How does private sale financing work when there is a lien?

It can still work, but the lien has to be handled properly.

A lien means another lender has a registered interest in the asset because the seller still owes money on it. This is common and not automatically a problem. The issue is whether the payout amount is known and whether the closing process ensures that lien is cleared before or as part of the transfer.

If the buyer hands money directly to the seller without controlling the payout, the buyer can inherit a serious problem. The asset could still be encumbered even after the sale. That is why lien searches, payout statements, and document coordination are not optional in a well-run private transaction.

A properly structured deal confirms the balance, directs funds appropriately, and documents the discharge path. That protects the buyer and gives the new lender confidence in the collateral.

The advantage of using a finance broker for a private sale

Private sale financing is not just about getting approved. It is about getting approved at the right rate, with the right lender, while making sure the transaction is safe.

A broker can create competitive pressure by presenting the deal to multiple lenders instead of relying on a single bank branch. That often improves the rate, term, or monthly payment. Just as important, a broker can help assess whether the asset is financeable before time is wasted.

For complex files, this matters even more. Maybe your credit is bruised, maybe the unit is older, or maybe the seller still has a loan. Those are exactly the situations where hands-on guidance has value. A firm like R.A.M.P. Finance Consulting Ltd. helps coordinate loan processing, title clearing, paperwork, and buyer protection so the deal does not fall apart between approval and transfer.

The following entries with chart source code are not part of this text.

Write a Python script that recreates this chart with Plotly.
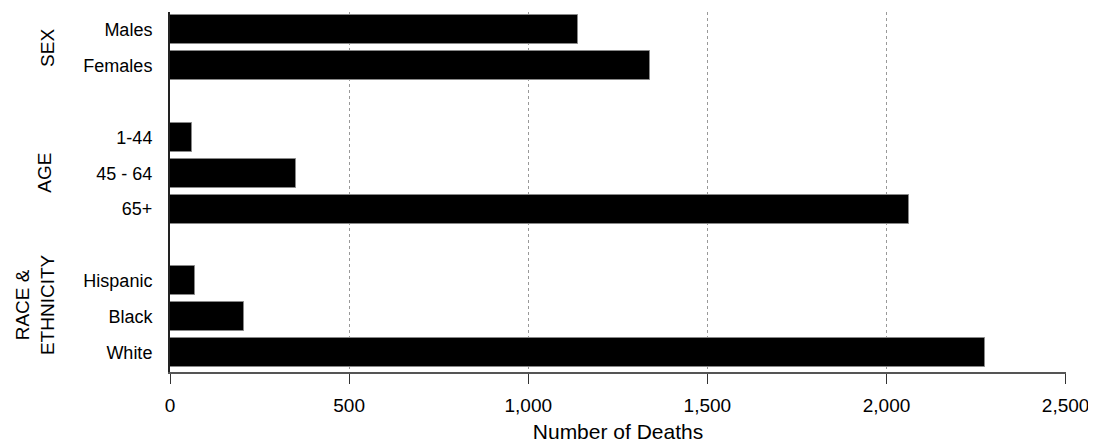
import plotly.graph_objects as go

groups = ["SEX", "AGE", "RACE &<br>ETHNICITY"]
categories = [["Males", "Females"], ["1-44", "45 - 64", "65+"], ["Hispanic", "Black", "White"]]
values = [[1138, 1341], [60, 351, 2063], [71, 207, 2276]]
x_ticks = [0, 500, 1000, 1500, 2000, 2500]
x_ticktext = ["0", "500", "1,000", "1,500", "2,000", "2,500"]

# build positions: one blank slot between groups
ys, xs, labels, group_centers = [], [], [], []
pos = 0
for g, cats, vals in zip(groups, categories, values):
    start = pos
    for c, v in zip(cats, vals):
        ys.append(pos); xs.append(v); labels.append(c)
        pos += 1
    group_centers.append((start + pos - 1) / 2)
    pos += 1

font = "Liberation Sans, Arial, sans-serif"
fig = go.Figure(go.Bar(
    x=xs, y=ys, orientation="h", width=0.81,
    marker=dict(color="black", line=dict(color="#888", width=1)),
))

label_x = {"SEX": -0.136, "AGE": -0.14, "RACE &<br>ETHNICITY": -0.150}
label_shift = {"SEX": 0, "AGE": 0, "RACE &<br>ETHNICITY": 12}
for g, c in zip(groups, group_centers):
    fig.add_annotation(x=label_x[g], xref="paper", y=c, yref="y",
                       xanchor="center", yanchor="middle",
                       text=g, textangle=-90, showarrow=False,
                       yshift=label_shift[g],
                       font=dict(family=font, size=19, color="black"))

fig.update_layout(
    width=1088, height=439,
    margin=dict(l=162, r=30, t=4, b=75),
    plot_bgcolor="white", paper_bgcolor="white",
    showlegend=False,
    font=dict(family=font, size=18, color="black"),
    bargap=0,
)
fig.update_xaxes(
    range=[0, 2501], tickvals=x_ticks, ticktext=x_ticktext,
    tickfont=dict(size=19),
    showgrid=True, gridcolor="#999", griddash="dot", gridwidth=1,
    showline=True, linecolor="#555", linewidth=2,
    ticks="outside", ticklen=10, tickcolor="#333", tickwidth=1,
    ticklabelstandoff=5,
    title=dict(text="Number of Deaths", standoff=10, font=dict(size=21)),
    zeroline=False,
)
fig.update_yaxes(
    range=[pos - 1 - 0.5 + 0.05, -0.5], tickvals=ys, ticktext=labels,
    showgrid=False, showline=True, linecolor="#222", linewidth=2,
    ticks="", ticklabelstandoff=12, zeroline=False,
)
fig.write_html("out.html")
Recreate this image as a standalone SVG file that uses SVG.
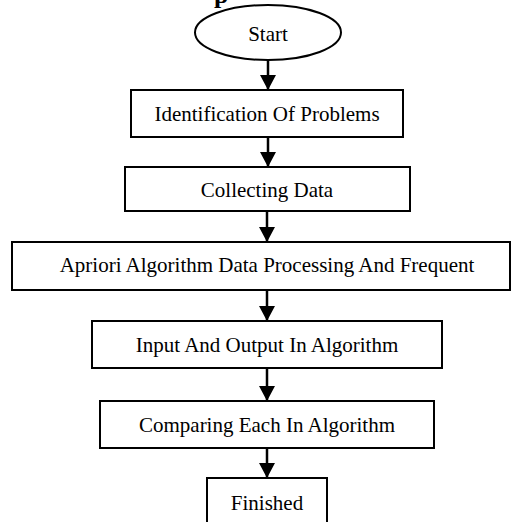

That support also brings transparency. Buyers should know the rate, term, any fees, and how the funds will move before signing. If those answers are vague, the transaction is not ready.

What buyers should have ready

If you want the process to move quickly, gather the basics early. You will usually need government ID, proof of income, residence details, and permission for a credit review. On the asset side, have the listing, seller information, VIN or serial number, asking price, mileage or usage details, and any ownership documents available.

Photos help. A clear bill of sale helps. A lien check or seller loan statement helps even more when applicable. The cleaner the file, the easier it is for a lender to say yes and release funds without delays.

Common trade-offs to understand

The lowest advertised rate is not always the best overall deal. Some lenders have stricter asset rules, larger down payment requirements, or less flexibility on older units. Another lender may approve the same purchase with a slightly different rate but a smoother process and better fit.

Speed can also vary. If the paperwork is complete and the seller is organized, a private sale can move quickly. If documents are missing or lien details are unclear, the timeline stretches. That is normal. Rushing a private sale without proper checks is where buyers get hurt.

And yes, some assets simply will not qualify. Very old units, heavily modified vehicles, salvage history, or pricing far above market value can create financing issues. A direct answer early is better than a surprise after you have committed to the seller.

Private sale financing works best when the approval and the transaction management are treated as one job, not two separate problems. If the money is competitive, the paperwork is controlled, and the title is clear, a private purchase can be a smart way to buy the vehicle, RV, boat, or powersport unit you actually want. The right deal is not just affordable on paper - it is protected from start to finish.